A In the documentary material mentioned there are numerous reports about the methods of fighting of the Partisans, in such an abundance that somebody who for a year and a half studies these figures for the period from 1941 to 1944 at least gains a file knowledge of these facts, and beyond that I can only personally state that to land with an airplane an the occupational area Zagreb would generally be in this way.
That as soon as one wanted to alight from the plane there would be machine guns from the partisans all around, and they would shoot until German anti-aircraft guns quieted those guns, and then one would land.
Q Did that happen to yon personally?
A Yes. And from personal knowledge I could personally say that during the time when I was in the Balkans, and repeatedly after I went home to the Reich to work in the archives, it was the regular situation that in each leave train a combat force was formed in order not to be surprised during sleep by partisan attacks. Those were matters of course to us.
Q Witness, did you see pictures, photographs, which shewed mutilated German soldiers?
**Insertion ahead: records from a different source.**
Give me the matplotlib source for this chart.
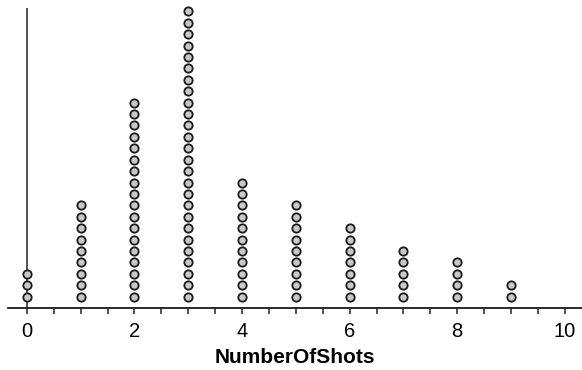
import matplotlib
matplotlib.use("Agg")
import matplotlib.pyplot as plt
from matplotlib.ticker import MultipleLocator, FixedLocator

shots = [0, 1, 2, 3, 4, 5, 6, 7, 8, 9]
counts = [3, 9, 18, 26, 11, 9, 7, 5, 4, 2]
tick_labels = ["0", "2", "4", "6", "8", "10"]
xlabel = "NumberOfShots"

plt.rcParams['font.family'] = ['Liberation Sans', 'DejaVu Sans']

fig = plt.figure(figsize=(5.82, 3.70), dpi=100)
ax = fig.add_axes([8/582, 62/370, 574/582, 300/370])

xs, ys = [], []
for s, c in zip(shots, counts):
    for k in range(1, c + 1):
        xs.append(s)
        ys.append(k)
ax.plot(xs, ys, linestyle='none', marker='o', markersize=6.0,
        markerfacecolor='#c8c8c8', markeredgecolor='#1a1a1a', markeredgewidth=1.3,
        clip_on=False)

ax.set_xlim(-0.35, 10.32)
ax.set_ylim(0, 26.3)
ax.axvline(0, color='#222222', lw=1.1, zorder=0)

for sp in ['top', 'right', 'left']:
    ax.spines[sp].set_visible(False)
ax.spines['bottom'].set_linewidth(1.3)
ax.spines['bottom'].set_color('#1a1a1a')
ax.set_yticks([])
ax.xaxis.set_major_locator(FixedLocator([0, 2, 4, 6, 8, 10]))
ax.set_xticklabels(tick_labels)
ax.xaxis.set_minor_locator(MultipleLocator(0.5))
ax.tick_params(axis='x', which='both', direction='out', length=4, width=1.1,
               color='#222222', labelsize=14.5, pad=6)
ax.set_xlabel(xlabel, fontsize=15, fontweight='bold', labelpad=5)

fig.savefig("out.png", dpi=100)
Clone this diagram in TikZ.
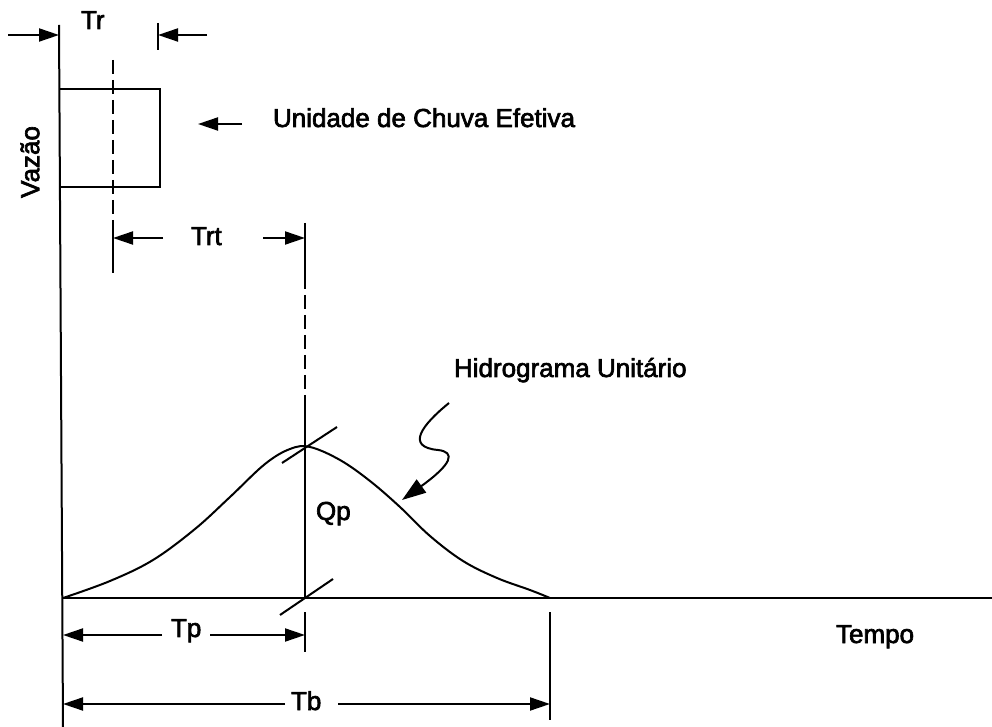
\documentclass[tikz,border=0pt]{standalone}
\usepackage{fontspec}
\setmainfont{Liberation Sans}
\newfontfamily\lblfont[FakeBold=2.5]{Liberation Sans}
\usetikzlibrary{arrows.meta}
\begin{document}
\begin{tikzpicture}[x=0.5pt,y=-0.5pt, line width=1pt,
  lbl/.style={inner sep=0pt, anchor=base west, font=\lblfont\fontsize{13}{15}\selectfont},
  dim/.style={-{Triangle[length=10pt,width=6.5pt]}},
  dashln/.style={dash pattern=on 7pt off 3pt}]
\useasboundingbox (0,0) rectangle (992,727);
% labels
\node[lbl] (tr) at (80,29) {Tr};
\node[lbl] (trt) at (190,245) {Trt};
\node[lbl] (unid) at (272,127) {Unidade de Chuva Efetiva};
\node[lbl] (hidro) at (453,377) {Hidrograma Unitário};
\node[lbl] (qp) at (315,520) {Qp};
\node[lbl] (tp) at (170,637) {Tp};
\node[lbl] (tb) at (290,710) {Tb};
\node[lbl] (tempo) at (835,643) {Tempo};
\node[inner sep=0pt, rotate=90, font=\lblfont\fontsize{13}{15}\selectfont] (vazao) at (30,162) {Vazão};
% coordinates
\coordinate (axT) at (59,25);
\coordinate (axB) at (63,727);
\coordinate (org) at (63,598);
\coordinate (xend) at (992,598);
\coordinate (pk) at (305,223);
\coordinate (pkB) at (305,598);
% axes
\draw (axT) -- (axB);
\draw (org) -- (xend);
% rain block
\draw (60,89) -| (160,187) -- (60,187);
% Tr dimension
\draw[dim] (8,35) -- (59,35);
\draw (158,23) -- (158,50);
\draw[dim] (207,35) -- (158,35);
% centroid line
\draw[dashln] (113,60) -- (113,215);
\draw (113,220) -- (113,273);
% Trt dimension
\draw[dim] (163,238) -- (113,238);
\draw[dim] (263,238) -- (305,238);
% peak line
\draw (pk) -- (305,275);
\draw[dashln] (305,275) -- (305,400);
\draw (305,400) -- (pkB);
% unidade arrow
\draw[dim] (242,124) -- (198,124);
% tick marks
\draw (282,463) -- (337,427);
\draw (280,615) -- (333,579);
% hydrograph
\draw[line join=round] plot[smooth, tension=0.6] coordinates {(63,598) (110,581) (153,560) (195,529) (230,497) (265,464) (290,449) (310,447) (340,460) (370,481) (400,507) (430,536) (463,561) (497,578) (530,590) (550,598)};
% wavy arrow
\draw[-{Triangle[length=12pt,width=8pt]}] (449,403) .. controls (422,425) and (405,447) .. (438,450) .. controls (456,452) and (452,464) .. (402,500);
% Tp dimension
\draw (305,612) -- (305,652);
\draw[dim] (162,635) -- (63,635);
\draw[dim] (210,635) -- (305,635);
% Tb dimension
\draw (550,612) -- (550,720);
\draw[dim] (285,704) -- (63,704);
\draw[dim] (338,704) -- (550,704);
\end{tikzpicture}
\end{document}
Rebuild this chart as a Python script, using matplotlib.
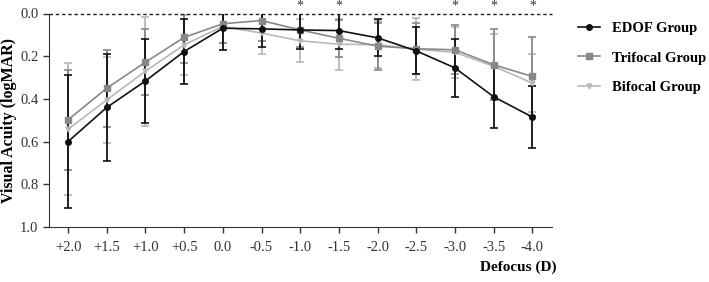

A The documentary material mentioned contained a considerable number of photographs which showed, mutilations. The photographs which I remember concerned first of all atrocities between the fighting parties of the population, that is Ustasha against the Serbs, and the Serbs against the Moslems. The pictures were submitted so often down there that finally one just pushed them aside, because they are not a very pleasant sight, but there is one detail I want to mention. Amongst the documentary material of the staff of the division stationed in 1942 in Sarajevo there must be pictures which were submitted to the division judge. These pictures showed murdered women, who were murdered in a manner by driving long wooden sticks into their genitals. Then there were numerous other pictures, and I ask not to have to testify about these, because I cannot give their source exactly.
Q Witness, we strayed from the actual subject. I had asked you about the actual relation between the occupation powers in Serbia and the population; what was the attitude of the officers, as far as you knew them, towards the Serbs?